Well, the possession law would become a new frontier for
racial profiling – what does the person walking home from
the art store or hardware store look like?
I wonder whether landlords can get around the buffing law
by simply claiming that the artists have permission to use
their walls?
We have a proposal of law like this in Italy, submitted by an extreme right wing deputy, but it hasn’t passed yet. The new law (it’s a reform of the vandalism article in the penal law code) would give you a 10.000 euro fine if you’re find in possession of a spraypaint can.
If this year’s Italian budget law gets approved like it is (ie without amendments) we’ll have a provision to raise the price of the spraycans (they call it “aesthetical tax”) by 3 euros, doubling the price of the 400mls can.
I wonder which effect this would have on the normal market, the common people going to the store to buy spraycans that are *really* for painting their bicycles… it is an undue distorsion of the market. In any other market it would be compensated and blocked by a lobby action but… I don’t think that color producers have enough power.
and then, what’s the result on the quality of the pieces… people will still paint, but with less colors or with shit colors… hall of fames will cost the double but throups and tags will remain affordable.
first of all I may say that i dont live in the USA. i like graffiti and i ocacionally do stencill grafitti… here where i live (a sall mexican city) if the coops get you spraying someones wall they make you buff graffiti, and if you permite me i dont think that so unfair, it may be unpleasant, but i thik that when you do something you should remedy it… but carring spraypaint, ink, etc. as a motive to arrest or what ever, that IS EXESIVE, i mean, i carry markers in my bag, but most of the time dont tag with them… and a law to buff the grfiti toi buff graff out of your walls?, thats so nazi…. i hope that bills dont pass…
methane- that’s exactly the point, if police harrassment and arrests are consistent with the demographics that recieve it the most, it will not be art students, or people that come from “well-off” or light-skinned backgrounds.
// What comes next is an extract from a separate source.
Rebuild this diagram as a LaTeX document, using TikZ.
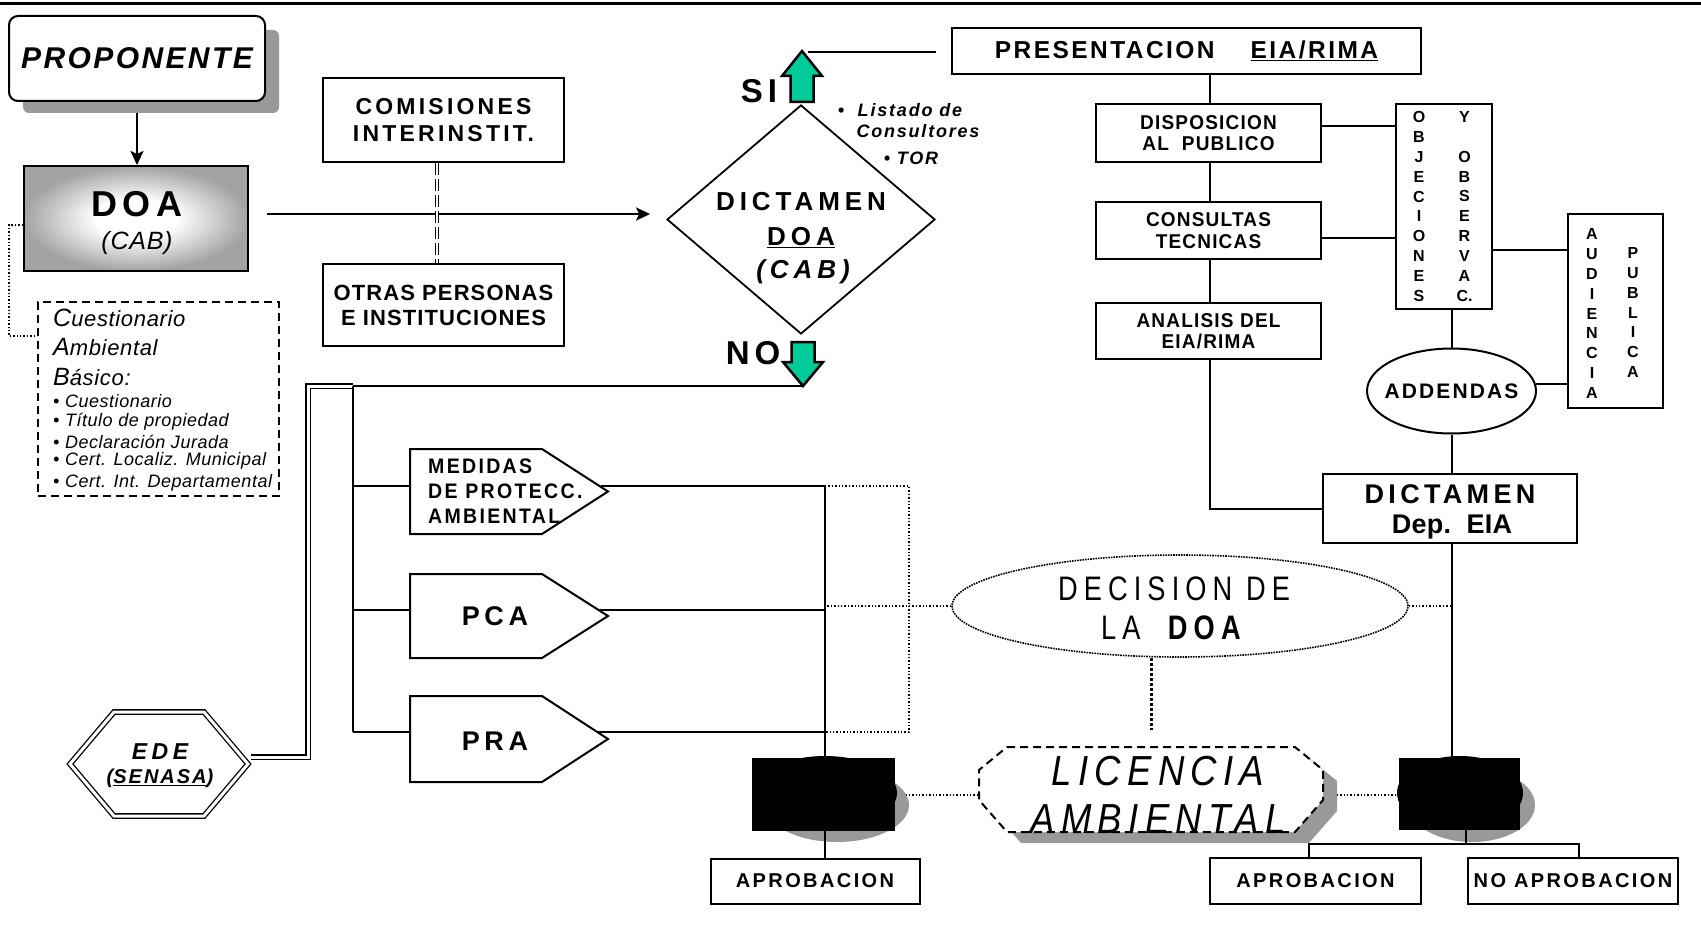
\documentclass[tikz,border=0pt]{standalone}
\usepackage{fontspec}
\setmainfont{Liberation Sans}
\usetikzlibrary{calc,shapes.geometric,arrows.meta}
\definecolor{arrgreen}{RGB}{0,204,153}
\definecolor{shgray}{RGB}{153,153,153}
\newcommand{\fsz}[2]{\fontsize{#1}{#2}\selectfont}
\newcommand{\lsp}[1]{\addfontfeature{LetterSpace=#1}}
\newcommand{\lss}[2]{\addfontfeatures{LetterSpace=#1,FakeStretch=#2}}
\pgfdeclareradialshading{doagrad}{\pgfpoint{0bp}{0bp}}{color(0bp)=(white); color(9bp)=(white); color(25bp)=(shgray!90); color(50bp)=(shgray!90)}
\pgfdeclarelayer{bg}
\pgfsetlayers{bg,main}
\begin{document}
\begin{tikzpicture}[x=1pt,y=-1pt,
  conn/.style={line width=2pt},
  tconn/.style={line width=1.5pt},
  dotl/.style={line width=1.4pt, dotted},
  box/.style={draw, line width=2pt, fill=white, inner sep=0pt},
  txt/.style={inner sep=0pt},
  garrow/.style={draw, line width=2.5pt, fill=arrgreen, line join=miter},
  arr/.style={-{Stealth[length=14pt,width=13pt,inset=3pt]}},
  pent/.style={draw, line width=2pt, fill=white},
  btxt/.style={font=\fsz{20}{21.5}\bfseries\lss{6}{0.95}},
  vtxt/.style={txt, align=center, font=\fsz{16}{19.9}\bfseries},
  aprtxt/.style={font=\fsz{20}{20}\bfseries\lsp{12}},
]
\useasboundingbox (0,0) rectangle (1701,939);
\draw[line width=3pt] (0,4) -- (1701,4);

% PROPONENTE
\fill[shgray, rounded corners=6pt] (23,30) rectangle (279,113);
\node[box, rounded corners=9pt, minimum width=256pt, minimum height=85pt,
  font=\fsz{30}{30}\bfseries\itshape\lsp{8}] (prop) at (137,58.5) {PROPONENTE};

% DOA
\node[draw, line width=2pt, shading=doagrad,
  minimum width=224pt, minimum height=105pt, inner sep=0pt] (doa) at (136,218.5) {};
\node[txt, font=\fsz{36}{36}\bfseries\lsp{15}] (doat) at (137,204) {DOA};
\node[txt, font=\fsz{25}{25}\itshape\lsp{3}] (doac) at (137,243) {(CAB)};

% Cuestionario
\node[draw, line width=2pt, dash pattern=on 8pt off 5pt, minimum width=241pt,
  minimum height=194pt, inner sep=0pt] (cuest) at (158.5,399) {};
\node[txt, anchor=west, font=\fsz{22}{22}\itshape\lsp{3}] (cq1) at (53,318) {{\fsz{25}{25}C}uestionario};
\node[txt, anchor=west, font=\fsz{22}{22}\itshape\lsp{3}] (cq2) at (53,347) {{\fsz{25}{25}A}mbiental};
\node[txt, anchor=west, font=\fsz{22}{22}\itshape\lsp{3}] (cq3) at (53,377) {{\fsz{25}{25}B}ásico:};
\node[txt, anchor=west, font=\fsz{18}{18}\itshape\lsp{3}] (cb1) at (53,401) {• Cuestionario};
\node[txt, anchor=west, font=\fsz{18}{18}\itshape\lsp{3}] (cb2) at (53,422) {• Título de propiedad};
\node[txt, anchor=west, font=\fsz{18}{18}\itshape\lsp{3}] (cb3) at (53,442) {• Declaración Jurada};
\node[txt, anchor=west, font=\fsz{18}{18}\itshape\lsp{3}] (cb4) at (53,461) {• Cert. Localiz. Municipal};
\node[txt, anchor=west, font=\fsz{18}{18}\itshape\lsp{3}] (cb5) at (53,483) {• Cert. Int. Departamental};

% Comisiones / Otras
\node[box, minimum width=241pt, minimum height=84pt, align=center,
  font=\fsz{23}{27}\bfseries\lsp{14}] (com) at (443.5,120) {COMISIONES\\INTERINSTIT.};
\node[box, minimum width=241pt, minimum height=82pt, align=center,
  font=\fsz{22}{25}\bfseries\lsp{5}] (oth) at (443.5,305) {OTRAS PERSONAS\\E INSTITUCIONES};

% Diamond
\node[diamond, draw, line width=1.8pt, minimum width=268pt, minimum height=229pt, inner sep=0pt] (dict) at (801,219.5) {};
\node[txt, font=\fsz{26}{26}\bfseries\lsp{19}] (dict1) at (801,202) {DICTAMEN};
\node[txt, font=\fsz{26}{26}\bfseries\lsp{19}] (dict2) at (801,238) {\underline{DOA}};
\node[txt, font=\fsz{26}{26}\bfseries\itshape\lsp{19}] (dict3) at (803,272) {(CAB)};

\node[txt, font=\fsz{33}{33}\bfseries\lsp{15}] (si) at (759,91) {SI};
\node[txt, font=\fsz{33}{33}\bfseries\lsp{15}] (no) at (753,353) {NO};

\draw[garrow] (802,51) -- (822,76) -- (813.5,76) -- (813.5,102) -- (790.5,102) -- (790.5,76) -- (782,76) -- cycle;
\coordinate (uptip) at (802,51);
\draw[garrow] (791.5,342) -- (814.5,342) -- (814.5,362) -- (823,362) -- (803,386) -- (783,362) -- (791.5,362) -- cycle;
\coordinate (dntip) at (803,386);

\node[txt, font=\fsz{18}{18}\bfseries\itshape\lsp{10}] (lst1) at (900,110) {•\ \ Listado de};
\node[txt, font=\fsz{18}{18}\bfseries\itshape\lsp{10}] (lst2) at (918,131) {Consultores};
\node[txt, font=\fsz{18}{18}\bfseries\itshape\lsp{10}] (lst3) at (911,158) {• TOR};

% Right column
\node[box, minimum width=469pt, minimum height=46pt, font=\fsz{24.5}{24.5}\bfseries\lsp{10}] (pres) at (1186.5,51) {PRESENTACION\hspace{36pt}\underline{EIA/RIMA}};
\node[box, btxt, minimum width=225pt, minimum height=58pt, align=center] (disp) at (1208.5,133) {DISPOSICION\\AL\ \ PUBLICO};
\node[box, btxt, minimum width=225pt, minimum height=57pt, align=center] (cons) at (1208.5,230.5) {CONSULTAS\\TECNICAS};
\node[box, btxt, minimum width=225pt, minimum height=56pt, align=center] (anal) at (1208.5,331) {ANALISIS DEL\\EIA/RIMA};

\node[box, minimum width=96pt, minimum height=205pt] (obj) at (1444,206.5) {};
\node[vtxt] (objl) at (1419,206.5) {O\\B\\J\\E\\C\\I\\O\\N\\E\\S};
\node[vtxt] (objr) at (1464.5,206.5) {Y\\\mbox{}\\O\\B\\S\\E\\R\\V\\A\\C.};

\node[box, minimum width=95pt, minimum height=194pt] (aud) at (1615.5,311) {};
\node[vtxt] (audl) at (1592,313.5) {A\\U\\D\\I\\E\\N\\C\\I\\A};
\node[vtxt] (audr) at (1633,312.5) {P\\U\\B\\L\\I\\C\\A};

\node[draw, ellipse, line width=2pt, fill=white, minimum width=169pt, minimum height=85pt, inner sep=0pt] (add) at (1451.5,391) {};
\node[txt, font=\fsz{21}{21}\bfseries\lsp{10}] (addt) at (1451.5,391) {ADDENDAS};

\node[box, minimum width=254pt, minimum height=69pt] (dictd) at (1450,508.5) {};
\node[txt, font=\fsz{27}{27}\bfseries\lsp{16}] (dd1) at (1450,494) {DICTAMEN};
\node[txt, font=\fsz{27}{27}\bfseries\lsp{1}] (dd2) at (1452,527) {Dep.\ \ EIA};

\node[ellipse, draw, line width=1.6pt, densely dotted, minimum width=456pt, minimum height=102pt,
  inner sep=0pt] (dec) at (1180,606) {};
\node[txt, font=\fsz{34}{34}\lss{18}{0.8}] (dec1) at (1174,589) {DECISION DE};
\node[txt, font=\fsz{34}{34}\lss{18}{0.8}] (dec2) at (1174,628) {LA\ \ \textbf{DOA}};

% Licencia
\fill[shgray] (1021,758) -- (1309,758) -- (1337,781) -- (1337,811) -- (1309,843) -- (1021,843) -- (993,811) -- (993,781) -- cycle;
\draw[line width=2pt, dash pattern=on 8pt off 5pt, fill=white] (1007,747) -- (1295,747) -- (1323,770) -- (1323,800) -- (1295,832) -- (1007,832) -- (979,800) -- (979,770) -- cycle;
\node[minimum width=344pt, minimum height=85pt, inner sep=0pt] (lic) at (1151,789.5) {};
\node[txt, align=center, font=\fsz{42}{48}\itshape\lss{15}{0.87}] (lict) at (1158,795) {LICENCIA\\AMBIENTAL};

% black items
\fill[shgray] (837,805) ellipse [x radius=72, y radius=37];
\fill[black] (825,793) ellipse [x radius=72, y radius=37];
\node[fill=black, minimum width=143pt, minimum height=73pt, inner sep=0pt] (lblk) at (823.5,794.5) {};
\fill[shgray] (1472,805) ellipse [x radius=63, y radius=37];
\fill[black] (1460,793) ellipse [x radius=63, y radius=37];
\node[fill=black, minimum width=121pt, minimum height=72pt, inner sep=0pt] (rblk) at (1459.5,794) {};

% Pentagons
\draw[pent] (410,449) -- (542,449) -- (608,491.5) -- (542,534) -- (410,534) -- cycle;
\node[txt, anchor=west, align=left, font=\fsz{21}{25}\bfseries\lss{11}{0.93}] (med) at (428,491) {MEDIDAS\\DE PROTECC.\\AMBIENTAL};
\draw[pent] (410,574) -- (542,574) -- (608,616) -- (542,658) -- (410,658) -- cycle;
\node[txt, font=\fsz{27}{27}\bfseries\lsp{17}] (pca) at (495,616) {PCA};
\draw[pent] (410,696) -- (542,696) -- (608,739) -- (542,782) -- (410,782) -- cycle;
\node[txt, font=\fsz{27}{27}\bfseries\lsp{17}] (pra) at (495,741) {PRA};
\coordinate (medL) at (410,486); \coordinate (medR) at (601,486);
\coordinate (pcaL) at (410,610); \coordinate (pcaR) at (598,610);
\coordinate (praL) at (410,732); \coordinate (praR) at (597,732);

% EDE
\draw[double, double distance=3pt, line width=1.3pt, fill=white] (70,764) -- (114,712) -- (204,712) -- (248,764) -- (204,816) -- (114,816) -- cycle;
\node[txt, font=\fsz{23}{23}\bfseries\itshape\lsp{20}] (ede) at (160,752) {EDE};
\node[txt, font=\fsz{20}{20}\bfseries\itshape\lsp{10}] (senasa) at (160,778) {(\underline{SENASA})};
\coordinate (edeR) at (251,757);

% Aprobacion
\node[box, aprtxt, minimum width=209pt, minimum height=45pt] (aprl) at (815,881) {APROBACION};
\node[box, aprtxt, minimum width=211pt, minimum height=46pt] (aprr) at (1315.5,881) {APROBACION};
\node[box, aprtxt, minimum width=210pt, minimum height=46pt] (noapr) at (1573,881) {NO APROBACION};

\begin{pgfonlayer}{bg}
\draw[conn, arr] (prop.south) -- (prop.south |- doa.north);
\draw[conn, arr] ($(doa.east)+(18,-4.5)$) -- ($(dict.west)+(-16,-5.5)$);
\draw[dotl] (doa.west |- 0,225) -- (9,225) -- (9,336) -- (cuest.west |- 0,336);
\draw[line width=1pt, double, double distance=2.5pt, dash pattern=on 12pt off 4pt] (com.south -| 437,0) -- (oth.north -| 437,0);
\draw[conn] ($(uptip)+(6,1)$) -- ($(pres.west |- uptip)+(-15,1)$);
\draw[conn] (pres.south -| 1210,0) -- (1210,509) -- (dictd.west |- 0,509);
\draw[conn] (disp.east |- 0,126) -- (obj.west |- 0,126);
\draw[conn] (cons.east |- 0,238) -- (obj.west |- 0,238);
\draw[conn] (obj.east |- 0,250) -- (aud.west |- 0,250);
\draw[conn] (add.5) -- (aud.west |- add.5);
\draw[conn] (add.north) -- (add.north |- obj.south);
\draw[conn] (add.south) -- (add.south |- dictd.north);
\draw[tconn] (dictd.south -| 1452,0) -- (1452,793);
\draw[dotl] (dec.east) -- (dec.east -| 1452,0);
\draw[dotl] (dec.west) -- (dec.west -| 825,0);
\draw[dotl] (825,486) -- (909,486) -- (909,732) -- (825,732);
\draw[line width=3pt, dotted] (dec.south -| 1151,0) -- ($(lic.north -| 1151,0)+(0,-17)$);
\draw[dotl] (lblk.east |- 0,795) -- (lic.west |- 0,795);
\draw[dotl] (lic.east |- 0,795) -- (rblk.west |- 0,795);
\draw[conn] (aprr.north -| 1309,0) -- (1309,844) -- (1579,844) -- (noapr.north -| 1579,0);
\draw[line width=1.2pt, double, double distance=3pt] (edeR) -- (308,757) -- (308,386) -- (353,386);
\draw[conn] (353,386) -- (dntip);
\draw[conn] (353,386) -- (353,732);
\draw[conn] (353,486) -- (medL);
\draw[conn] (353,610) -- (pcaL);
\draw[conn] (353,732) -- (praL);
\draw[conn] (medR) -- (825,486);
\draw[conn] (pcaR) -- (825,610);
\draw[conn] (praR) -- (825,732);
\end{pgfonlayer}
\draw[tconn] (825,486) -- (aprl.north -| 825,0);
\draw[conn] (rblk.south -| 1466,0) -- (1466,844);
\end{tikzpicture}
\end{document}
Even though graffiti is made by a variety of peoples the few taht are associated with gang related tags and pieces are going to take the fall.
Some solidarity please…
And there is a potentially interesting angle that could be taken by landowners, all tags, pieces, throw-ups, posters, and stickers on a facade could be considered intentional. I think the city government would make itself more of a critic and define what is; vandalism, “permission,” and what is aesthetically pleasing…
“We can no longer let these spray-painting punks use our city as their unmarked canvas.” -Peter Vallone-City Councilmember
Heres how many news and websites have reported and responded to the new bills
Wooster Collective
Gothamist
NY Daily News
1010Wins
Newsday
ABC
NY Sun
AM NY
wow…. insane…
lets not forget on top of that, we have those subway searches !!!
so anyone can basically be targeted.
i seriously think republicans are against any artistic endeavors that do not
earn them money…. and i thought he was doing sooo well…
kids can carry drugs, cigarettes, guns, knives.. but god forbid they have a marker in their hands…
no it just has to be a marker less than 1/4 inch!
I’d like to work on a 1/4″ marker that can be attached to another and another making one that is as large as you’d like…!
I’m a property owner of a small building and I LOVE the law that fines landlords if they don’t remove unwanted ugly paint. I’ve done it several times without even been asked! I WANT my property to look nice. How dare someone come and deface my property. I can’t wait till this law is passed. How does one report the violation so that the landlord can get contacted?
If I owned property I’d have kids deface it so it WOULD look nice.